— TASK STATEMENT —
Write out each line of the listing as it stands, without the images.

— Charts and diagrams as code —
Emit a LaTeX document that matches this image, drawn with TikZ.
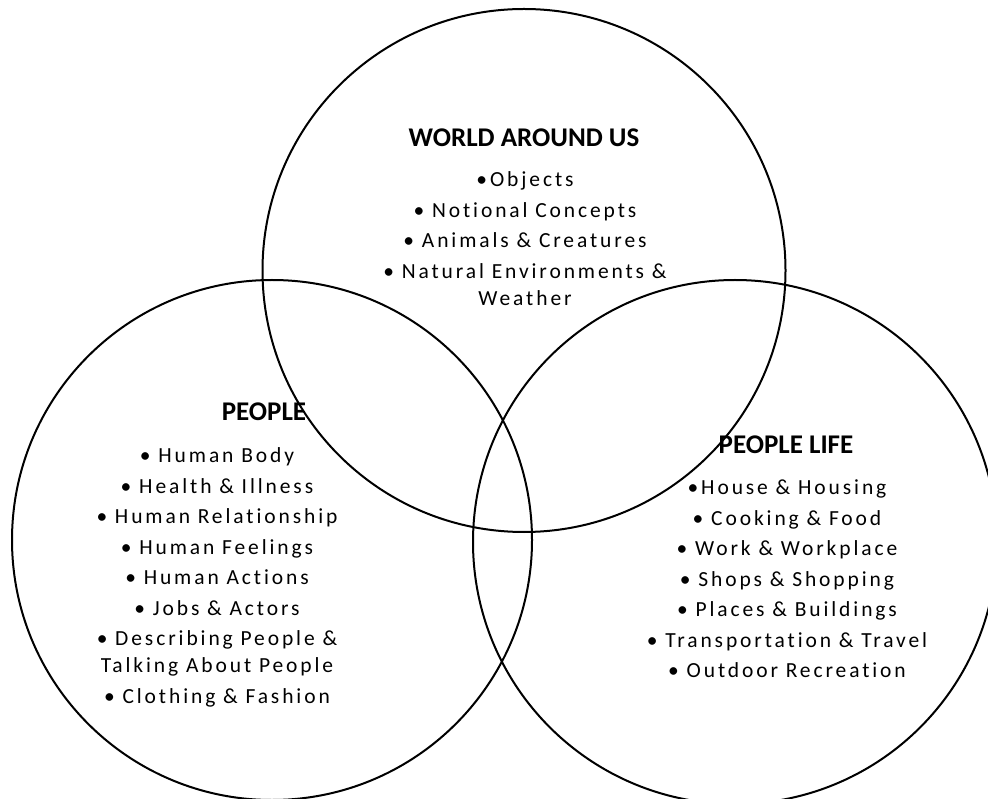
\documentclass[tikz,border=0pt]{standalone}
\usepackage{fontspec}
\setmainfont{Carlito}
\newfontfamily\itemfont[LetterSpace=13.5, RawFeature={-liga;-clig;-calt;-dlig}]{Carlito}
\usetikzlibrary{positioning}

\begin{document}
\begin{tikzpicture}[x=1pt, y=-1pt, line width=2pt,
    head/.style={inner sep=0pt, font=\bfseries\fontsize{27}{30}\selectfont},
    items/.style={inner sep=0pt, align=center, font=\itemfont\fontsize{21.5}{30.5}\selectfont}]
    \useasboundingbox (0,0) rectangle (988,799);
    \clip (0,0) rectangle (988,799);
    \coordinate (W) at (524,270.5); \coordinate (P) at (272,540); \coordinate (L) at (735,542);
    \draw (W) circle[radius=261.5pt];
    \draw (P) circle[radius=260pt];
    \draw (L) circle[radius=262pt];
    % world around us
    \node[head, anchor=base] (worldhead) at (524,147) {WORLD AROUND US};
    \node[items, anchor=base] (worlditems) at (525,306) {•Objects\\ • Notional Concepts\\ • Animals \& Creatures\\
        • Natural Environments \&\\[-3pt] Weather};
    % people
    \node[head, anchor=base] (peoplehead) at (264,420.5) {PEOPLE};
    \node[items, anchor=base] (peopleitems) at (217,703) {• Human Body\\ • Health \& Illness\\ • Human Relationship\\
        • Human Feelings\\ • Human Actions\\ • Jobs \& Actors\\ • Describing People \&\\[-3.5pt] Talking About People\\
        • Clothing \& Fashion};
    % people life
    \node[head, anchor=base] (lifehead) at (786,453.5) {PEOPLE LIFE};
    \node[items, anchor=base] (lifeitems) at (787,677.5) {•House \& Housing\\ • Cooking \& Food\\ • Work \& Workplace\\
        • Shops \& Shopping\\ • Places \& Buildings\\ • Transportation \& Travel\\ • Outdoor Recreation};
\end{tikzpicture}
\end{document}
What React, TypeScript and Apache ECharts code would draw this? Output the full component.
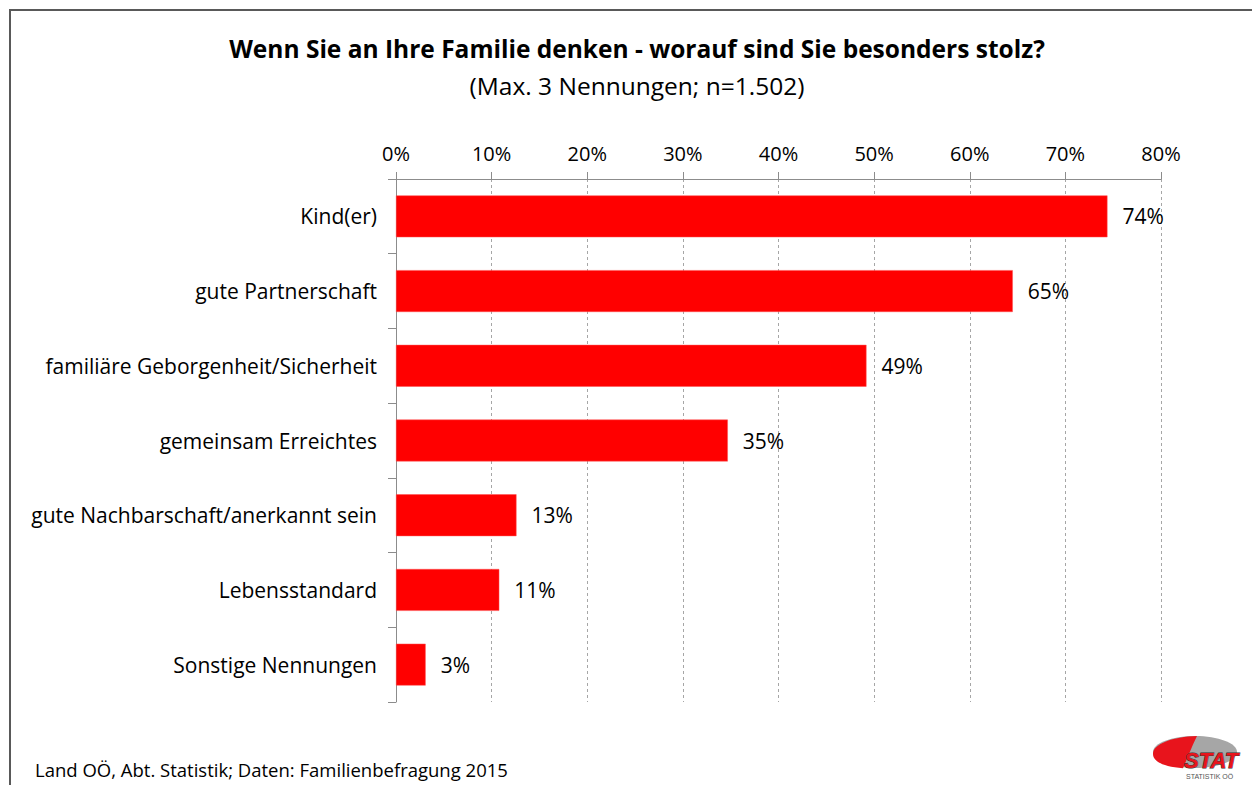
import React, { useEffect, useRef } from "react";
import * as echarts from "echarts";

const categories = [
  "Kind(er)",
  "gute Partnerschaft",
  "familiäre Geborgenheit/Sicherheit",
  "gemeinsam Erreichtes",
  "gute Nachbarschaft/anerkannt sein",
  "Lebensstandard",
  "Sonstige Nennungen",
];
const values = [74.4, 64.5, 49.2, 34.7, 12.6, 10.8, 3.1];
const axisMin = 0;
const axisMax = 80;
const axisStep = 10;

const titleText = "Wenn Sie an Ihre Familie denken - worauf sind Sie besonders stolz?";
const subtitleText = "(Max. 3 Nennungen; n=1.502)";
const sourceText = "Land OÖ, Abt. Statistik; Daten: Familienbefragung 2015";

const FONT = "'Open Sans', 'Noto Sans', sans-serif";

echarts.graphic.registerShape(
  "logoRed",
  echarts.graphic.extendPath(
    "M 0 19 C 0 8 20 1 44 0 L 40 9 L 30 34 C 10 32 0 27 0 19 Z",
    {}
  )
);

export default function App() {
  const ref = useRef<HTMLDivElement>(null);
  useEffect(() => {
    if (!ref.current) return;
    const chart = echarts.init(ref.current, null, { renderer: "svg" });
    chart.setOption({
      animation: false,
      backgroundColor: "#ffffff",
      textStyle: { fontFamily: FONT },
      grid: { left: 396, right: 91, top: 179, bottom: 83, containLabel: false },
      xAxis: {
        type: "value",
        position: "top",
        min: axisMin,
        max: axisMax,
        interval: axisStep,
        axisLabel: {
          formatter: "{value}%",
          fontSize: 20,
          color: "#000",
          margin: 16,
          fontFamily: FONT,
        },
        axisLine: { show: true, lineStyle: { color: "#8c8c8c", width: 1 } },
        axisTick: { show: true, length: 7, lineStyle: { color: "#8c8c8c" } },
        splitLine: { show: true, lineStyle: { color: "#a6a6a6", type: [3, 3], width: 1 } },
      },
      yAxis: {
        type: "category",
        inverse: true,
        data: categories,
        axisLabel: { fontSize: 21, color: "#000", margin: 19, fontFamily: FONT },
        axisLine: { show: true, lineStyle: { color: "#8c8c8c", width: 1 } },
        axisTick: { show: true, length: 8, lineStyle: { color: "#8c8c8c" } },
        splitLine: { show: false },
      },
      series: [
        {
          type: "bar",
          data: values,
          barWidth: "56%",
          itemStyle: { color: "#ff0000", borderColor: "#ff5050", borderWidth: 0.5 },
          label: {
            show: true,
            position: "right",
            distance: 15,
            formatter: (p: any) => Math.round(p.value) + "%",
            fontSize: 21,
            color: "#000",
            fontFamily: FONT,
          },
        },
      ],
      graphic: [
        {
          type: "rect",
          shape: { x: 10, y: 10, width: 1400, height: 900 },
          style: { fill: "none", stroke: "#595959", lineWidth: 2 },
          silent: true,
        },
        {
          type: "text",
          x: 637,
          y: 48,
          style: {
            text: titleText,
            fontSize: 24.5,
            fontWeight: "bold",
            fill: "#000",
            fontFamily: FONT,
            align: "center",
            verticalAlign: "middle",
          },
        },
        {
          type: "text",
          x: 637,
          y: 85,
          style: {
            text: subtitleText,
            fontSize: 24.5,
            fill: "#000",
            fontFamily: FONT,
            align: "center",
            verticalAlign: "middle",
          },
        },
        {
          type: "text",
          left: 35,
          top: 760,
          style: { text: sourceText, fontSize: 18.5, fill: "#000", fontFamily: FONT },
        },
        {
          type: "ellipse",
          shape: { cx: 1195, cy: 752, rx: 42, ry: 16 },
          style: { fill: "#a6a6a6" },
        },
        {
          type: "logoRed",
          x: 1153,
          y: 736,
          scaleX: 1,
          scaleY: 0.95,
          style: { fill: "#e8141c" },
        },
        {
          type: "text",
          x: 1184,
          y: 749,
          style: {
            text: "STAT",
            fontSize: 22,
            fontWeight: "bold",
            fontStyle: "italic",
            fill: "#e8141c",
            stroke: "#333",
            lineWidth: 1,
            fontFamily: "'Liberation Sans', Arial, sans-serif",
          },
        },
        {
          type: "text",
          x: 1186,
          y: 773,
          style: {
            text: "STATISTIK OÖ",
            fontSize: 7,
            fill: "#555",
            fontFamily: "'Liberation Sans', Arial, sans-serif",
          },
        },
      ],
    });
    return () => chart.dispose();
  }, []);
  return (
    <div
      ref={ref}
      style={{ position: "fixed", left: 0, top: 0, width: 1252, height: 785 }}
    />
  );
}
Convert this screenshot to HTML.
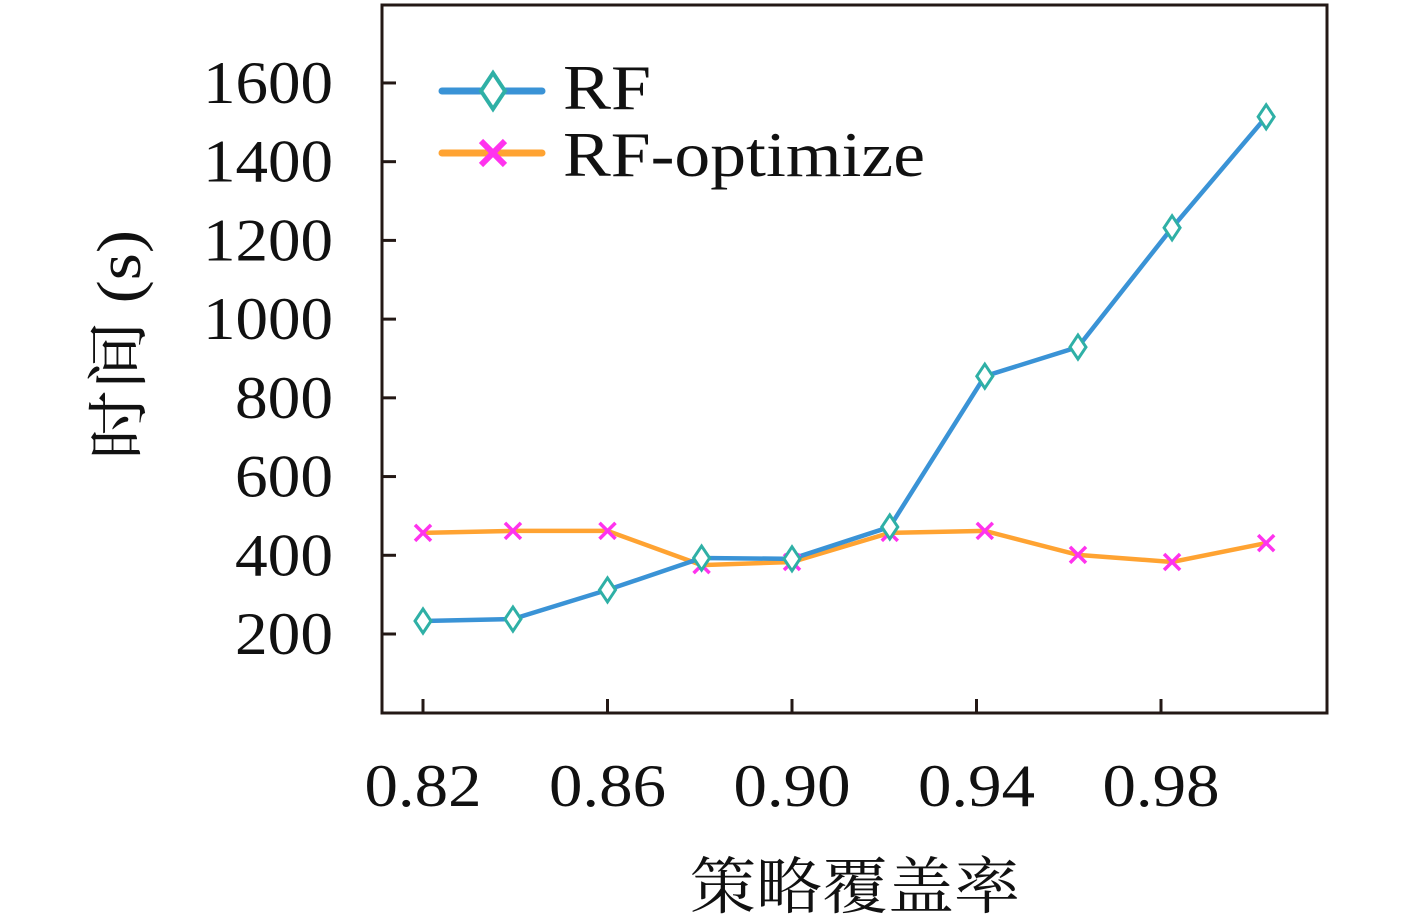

— EXERCISE OUTPUT —
Emit a LaTeX document that matches this image, drawn with TikZ.
\documentclass[tikz,border=0pt]{standalone}
\usepackage{fontspec}
\setmainfont{Carlito}
\newfontfamily\itemfont[LetterSpace=13.5, RawFeature={-liga;-clig;-calt;-dlig}]{Carlito}
\usetikzlibrary{positioning}

\begin{document}
\begin{tikzpicture}[x=1pt, y=-1pt, line width=2pt,
    head/.style={inner sep=0pt, font=\bfseries\fontsize{27}{30}\selectfont},
    items/.style={inner sep=0pt, align=center, font=\itemfont\fontsize{21.5}{30.5}\selectfont}]
    \useasboundingbox (0,0) rectangle (988,799);
    \clip (0,0) rectangle (988,799);
    \coordinate (W) at (524,270.5); \coordinate (P) at (272,540); \coordinate (L) at (735,542);
    \draw (W) circle[radius=261.5pt];
    \draw (P) circle[radius=260pt];
    \draw (L) circle[radius=262pt];
    % world around us
    \node[head, anchor=base] (worldhead) at (524,147) {WORLD AROUND US};
    \node[items, anchor=base] (worlditems) at (525,306) {•Objects\\ • Notional Concepts\\ • Animals \& Creatures\\
        • Natural Environments \&\\[-3pt] Weather};
    % people
    \node[head, anchor=base] (peoplehead) at (264,420.5) {PEOPLE};
    \node[items, anchor=base] (peopleitems) at (217,703) {• Human Body\\ • Health \& Illness\\ • Human Relationship\\
        • Human Feelings\\ • Human Actions\\ • Jobs \& Actors\\ • Describing People \&\\[-3.5pt] Talking About People\\
        • Clothing \& Fashion};
    % people life
    \node[head, anchor=base] (lifehead) at (786,453.5) {PEOPLE LIFE};
    \node[items, anchor=base] (lifeitems) at (787,677.5) {•House \& Housing\\ • Cooking \& Food\\ • Work \& Workplace\\
        • Shops \& Shopping\\ • Places \& Buildings\\ • Transportation \& Travel\\ • Outdoor Recreation};
\end{tikzpicture}
\end{document}
What React, TypeScript and Apache ECharts code would draw this? Output the full component.
import React, { useEffect, useRef } from "react";
import * as echarts from "echarts";

const categories = [
  "Kind(er)",
  "gute Partnerschaft",
  "familiäre Geborgenheit/Sicherheit",
  "gemeinsam Erreichtes",
  "gute Nachbarschaft/anerkannt sein",
  "Lebensstandard",
  "Sonstige Nennungen",
];
const values = [74.4, 64.5, 49.2, 34.7, 12.6, 10.8, 3.1];
const axisMin = 0;
const axisMax = 80;
const axisStep = 10;

const titleText = "Wenn Sie an Ihre Familie denken - worauf sind Sie besonders stolz?";
const subtitleText = "(Max. 3 Nennungen; n=1.502)";
const sourceText = "Land OÖ, Abt. Statistik; Daten: Familienbefragung 2015";

const FONT = "'Open Sans', 'Noto Sans', sans-serif";

echarts.graphic.registerShape(
  "logoRed",
  echarts.graphic.extendPath(
    "M 0 19 C 0 8 20 1 44 0 L 40 9 L 30 34 C 10 32 0 27 0 19 Z",
    {}
  )
);

export default function App() {
  const ref = useRef<HTMLDivElement>(null);
  useEffect(() => {
    if (!ref.current) return;
    const chart = echarts.init(ref.current, null, { renderer: "svg" });
    chart.setOption({
      animation: false,
      backgroundColor: "#ffffff",
      textStyle: { fontFamily: FONT },
      grid: { left: 396, right: 91, top: 179, bottom: 83, containLabel: false },
      xAxis: {
        type: "value",
        position: "top",
        min: axisMin,
        max: axisMax,
        interval: axisStep,
        axisLabel: {
          formatter: "{value}%",
          fontSize: 20,
          color: "#000",
          margin: 16,
          fontFamily: FONT,
        },
        axisLine: { show: true, lineStyle: { color: "#8c8c8c", width: 1 } },
        axisTick: { show: true, length: 7, lineStyle: { color: "#8c8c8c" } },
        splitLine: { show: true, lineStyle: { color: "#a6a6a6", type: [3, 3], width: 1 } },
      },
      yAxis: {
        type: "category",
        inverse: true,
        data: categories,
        axisLabel: { fontSize: 21, color: "#000", margin: 19, fontFamily: FONT },
        axisLine: { show: true, lineStyle: { color: "#8c8c8c", width: 1 } },
        axisTick: { show: true, length: 8, lineStyle: { color: "#8c8c8c" } },
        splitLine: { show: false },
      },
      series: [
        {
          type: "bar",
          data: values,
          barWidth: "56%",
          itemStyle: { color: "#ff0000", borderColor: "#ff5050", borderWidth: 0.5 },
          label: {
            show: true,
            position: "right",
            distance: 15,
            formatter: (p: any) => Math.round(p.value) + "%",
            fontSize: 21,
            color: "#000",
            fontFamily: FONT,
          },
        },
      ],
      graphic: [
        {
          type: "rect",
          shape: { x: 10, y: 10, width: 1400, height: 900 },
          style: { fill: "none", stroke: "#595959", lineWidth: 2 },
          silent: true,
        },
        {
          type: "text",
          x: 637,
          y: 48,
          style: {
            text: titleText,
            fontSize: 24.5,
            fontWeight: "bold",
            fill: "#000",
            fontFamily: FONT,
            align: "center",
            verticalAlign: "middle",
          },
        },
        {
          type: "text",
          x: 637,
          y: 85,
          style: {
            text: subtitleText,
            fontSize: 24.5,
            fill: "#000",
            fontFamily: FONT,
            align: "center",
            verticalAlign: "middle",
          },
        },
        {
          type: "text",
          left: 35,
          top: 760,
          style: { text: sourceText, fontSize: 18.5, fill: "#000", fontFamily: FONT },
        },
        {
          type: "ellipse",
          shape: { cx: 1195, cy: 752, rx: 42, ry: 16 },
          style: { fill: "#a6a6a6" },
        },
        {
          type: "logoRed",
          x: 1153,
          y: 736,
          scaleX: 1,
          scaleY: 0.95,
          style: { fill: "#e8141c" },
        },
        {
          type: "text",
          x: 1184,
          y: 749,
          style: {
            text: "STAT",
            fontSize: 22,
            fontWeight: "bold",
            fontStyle: "italic",
            fill: "#e8141c",
            stroke: "#333",
            lineWidth: 1,
            fontFamily: "'Liberation Sans', Arial, sans-serif",
          },
        },
        {
          type: "text",
          x: 1186,
          y: 773,
          style: {
            text: "STATISTIK OÖ",
            fontSize: 7,
            fill: "#555",
            fontFamily: "'Liberation Sans', Arial, sans-serif",
          },
        },
      ],
    });
    return () => chart.dispose();
  }, []);
  return (
    <div
      ref={ref}
      style={{ position: "fixed", left: 0, top: 0, width: 1252, height: 785 }}
    />
  );
}
Convert this screenshot to HTML.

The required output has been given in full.